Fastest File Finding...

Matthew_Combatti · December 18, 2015, 6:16pm

The fastest method on Windows that I’ve found to count all files in a directory and sub-directories is to use the command line. Is there a fast method using native code to do the same thing (looping through Folderitems.Item() is slow)? Invoking the command-line commands to run the search yields “Access is denied.” Have even attempted writing the commands to a batch file, running from a shell, and attempting to parse the ECHO. But, echo does not work in a Xojo Shell as it does in the Windows command line.

The Command to get all files and sub-files:

dir /b /a-D *.* /s 2> nul | find "" /v /c > tmp && set /p count=<tmp && del tmp && echo %count%

It can process 250,000 files in less than 1 second. So far, every native Xojo method I’ve tried takes 45+ seconds. In the application which is being developed, that is unacceptable.

Any suggestions/methods on how to get the command line command to work with a Xojo shell?

Matthew_Combatti · December 18, 2015, 6:17pm

I’ve tried using API declares, and those are faster than Xojo, but still slow.

Travis_Hill · December 18, 2015, 6:23pm

Perhaps echo/output the count directly to a temp file instead, and read it from there in your app.

Matthew_Combatti · December 18, 2015, 6:27pm

AHA:

dir /b /a-D . /s 2> nul | find “” /v /c > tmp && set /p count=<tmp && del tmp && echo %count%>count.txt

and reading from the file did the trick. Knew it had to be something simple. Pressed for time today with the holiday approaching and brain-farts are surely imminent Thanks Travis! Happy holidays to you!

Andrew_Lambert · December 18, 2015, 7:57pm

This example from the old forum is probably about as fast as you can possibly get.

Marco_Puppo · December 19, 2015, 11:54am

The example of the old forum works good only with 32 bits versions of windows.

With 64bits windows works only “sometimes”, always the first call not always subsequent calls.

With 64bits versions of windows you need to add other dedicated declares.

FindFirstFileEx function

It’s better and faster to use a shell redirecting the output to a text file.

Emile_Schwarz · December 19, 2015, 1:02pm

I have that in a project: the first folder drop works always, the second quit the target application (OS X, 2015r1)

Marco_Puppo · December 19, 2015, 1:26pm

The problem is with Microsoft Windows.

With Mac Os X you have to try with the code samples that you can find in the help system for FolderItem.

Can you post your part of code ? We can try to find and fix the problem.

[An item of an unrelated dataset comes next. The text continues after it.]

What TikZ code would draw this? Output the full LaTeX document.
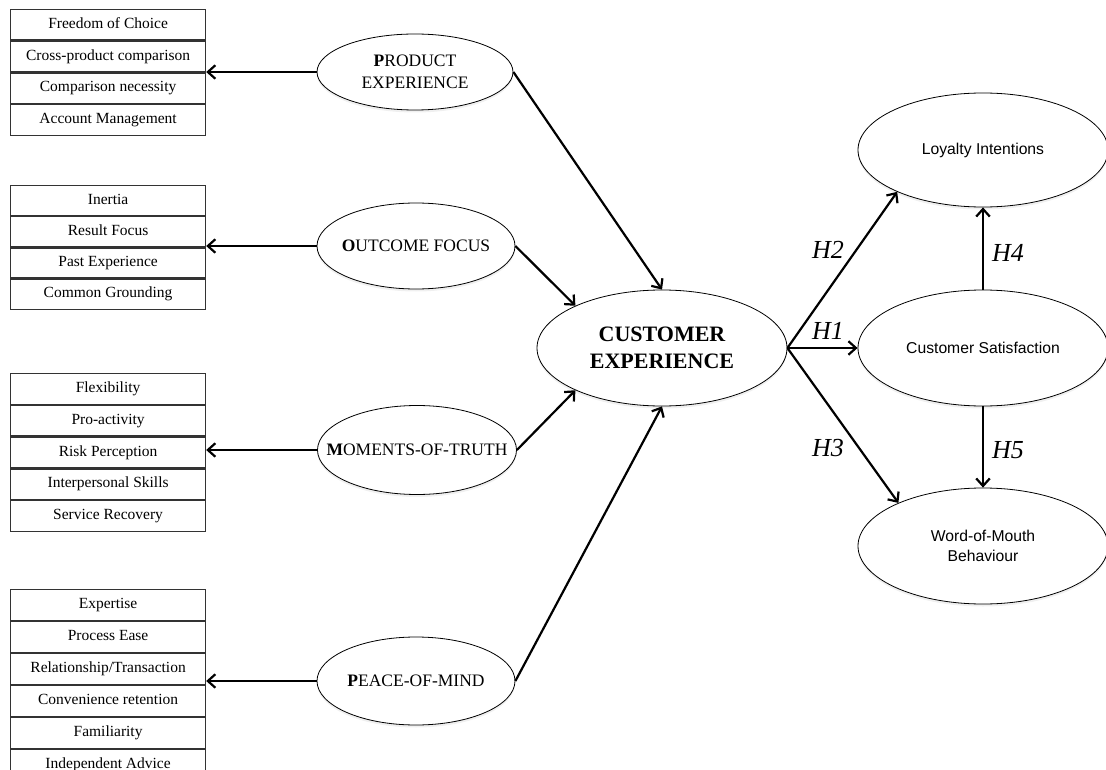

Matthew_Combatti · December 19, 2015, 2:04pm

Thanks but I’ve resorted to using the command line only. I had used the Find(*) API’s and they were slower than the command-line once recursion was implemented. Once getting the list structure, you then still have to loop through each item and invoke API to determine if it’s a file or a directory, then browse into it, list all items, and repeat for each item…basically rewriting Xojo’s very own FolderItem class. Even invoking API, it is still being invoked at the speed of the Xojo framework which is still faster than the built-in class, but extremely slow (unacceptable for the number of files being scanned) in comparison to the command-line commands that invoke applications entirely written in C, by the manufacturer of the operating system itself, to do the count. At this point, the Windows version is still faster than the Mac and Linux versions (using the command-line 0.02 seconds on Windows for the same directory that Mac takes 0.93 seconds to scan. These numbers may seem small, but the actual directory it will be scanning has nearly 10,000 times more files and directories than the test one), which I’ll be investigating to seek a faster Mac and Linux methodology as well. But thank you for your help guys. I’ll post my cross-platform solution once everything has been investigated.

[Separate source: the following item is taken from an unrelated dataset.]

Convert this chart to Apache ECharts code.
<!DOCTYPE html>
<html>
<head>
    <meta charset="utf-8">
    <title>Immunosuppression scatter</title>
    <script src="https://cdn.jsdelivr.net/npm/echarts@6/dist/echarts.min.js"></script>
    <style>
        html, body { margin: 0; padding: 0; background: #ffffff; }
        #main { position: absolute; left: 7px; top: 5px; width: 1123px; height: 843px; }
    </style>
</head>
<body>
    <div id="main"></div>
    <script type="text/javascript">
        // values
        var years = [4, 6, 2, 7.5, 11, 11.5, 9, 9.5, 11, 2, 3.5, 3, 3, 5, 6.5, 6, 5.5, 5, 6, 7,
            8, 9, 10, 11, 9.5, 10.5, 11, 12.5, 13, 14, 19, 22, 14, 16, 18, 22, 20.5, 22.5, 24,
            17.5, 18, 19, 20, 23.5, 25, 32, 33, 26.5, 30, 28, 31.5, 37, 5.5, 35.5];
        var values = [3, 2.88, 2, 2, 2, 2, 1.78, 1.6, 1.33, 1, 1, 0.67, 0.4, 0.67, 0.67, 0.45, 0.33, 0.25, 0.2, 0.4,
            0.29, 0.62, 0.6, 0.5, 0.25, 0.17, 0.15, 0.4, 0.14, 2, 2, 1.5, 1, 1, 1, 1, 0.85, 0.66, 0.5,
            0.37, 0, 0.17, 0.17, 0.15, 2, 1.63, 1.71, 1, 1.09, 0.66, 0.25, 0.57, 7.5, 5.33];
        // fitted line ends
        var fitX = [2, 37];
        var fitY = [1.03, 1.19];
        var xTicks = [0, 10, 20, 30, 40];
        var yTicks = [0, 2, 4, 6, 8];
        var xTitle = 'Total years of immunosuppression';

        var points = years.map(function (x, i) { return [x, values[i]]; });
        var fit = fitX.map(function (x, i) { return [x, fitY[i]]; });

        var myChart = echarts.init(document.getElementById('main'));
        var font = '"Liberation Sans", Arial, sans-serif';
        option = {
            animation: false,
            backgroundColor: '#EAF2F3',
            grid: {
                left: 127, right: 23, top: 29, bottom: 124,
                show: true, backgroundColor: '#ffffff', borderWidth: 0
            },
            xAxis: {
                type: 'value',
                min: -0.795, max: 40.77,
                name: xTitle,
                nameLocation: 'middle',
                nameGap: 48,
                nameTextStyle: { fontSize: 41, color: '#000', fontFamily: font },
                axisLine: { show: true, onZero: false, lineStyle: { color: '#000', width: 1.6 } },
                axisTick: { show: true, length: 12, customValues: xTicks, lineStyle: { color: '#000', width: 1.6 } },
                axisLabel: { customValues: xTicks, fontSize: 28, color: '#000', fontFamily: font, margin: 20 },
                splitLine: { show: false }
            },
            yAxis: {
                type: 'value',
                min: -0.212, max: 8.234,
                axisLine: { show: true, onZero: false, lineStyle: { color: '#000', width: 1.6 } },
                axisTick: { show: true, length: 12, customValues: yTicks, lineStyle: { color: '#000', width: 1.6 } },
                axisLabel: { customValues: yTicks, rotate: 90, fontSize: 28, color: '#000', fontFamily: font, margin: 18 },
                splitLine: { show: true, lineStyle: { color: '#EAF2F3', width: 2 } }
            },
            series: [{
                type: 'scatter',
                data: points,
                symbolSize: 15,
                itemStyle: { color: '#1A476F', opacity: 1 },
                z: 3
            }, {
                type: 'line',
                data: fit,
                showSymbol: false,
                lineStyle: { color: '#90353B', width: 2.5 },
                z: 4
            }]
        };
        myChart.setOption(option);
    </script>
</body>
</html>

Marco_Puppo · December 19, 2015, 2:14pm

Thank you.

Garth_Hjelte · December 19, 2015, 6:18pm

This is pretty interesting. We are talking simply getting a single number? The number of files - not including folders, so we aren’t talking about “objects” - in a specified folder, including all sub-folders? Which means FolderItem.Count isn’t what we want? And we aren’t talking about any properties of the file, just that it exists?

I find this interesting, but of what use is it? I know we as programmers want to know all sorts of things for different reasons, but why is this useful in the practical sense, and what IF you are off by a couple objects?

For me, I can see this being practical if I want to know in advance how serious a subsequent call to enumerate those objects would be. Like if it returned something huge like 250,000, maybe I’d want to alert the user that “it’s gonna be awhile!”

Michel_Bujardet · December 19, 2015, 6:54pm

What I find useful here is how much faster a simple shell can be as compared to even the system API. Sometimes we tend to go for complex, when the solution has been there all along.

Alexander_van_der_Linden · December 20, 2015, 7:56pm

In my opinion, ‘dir’ and any of its parameters does NOT count/tally/index files and folders, instead it makes a call to the File Allocation Table and obtains it info there.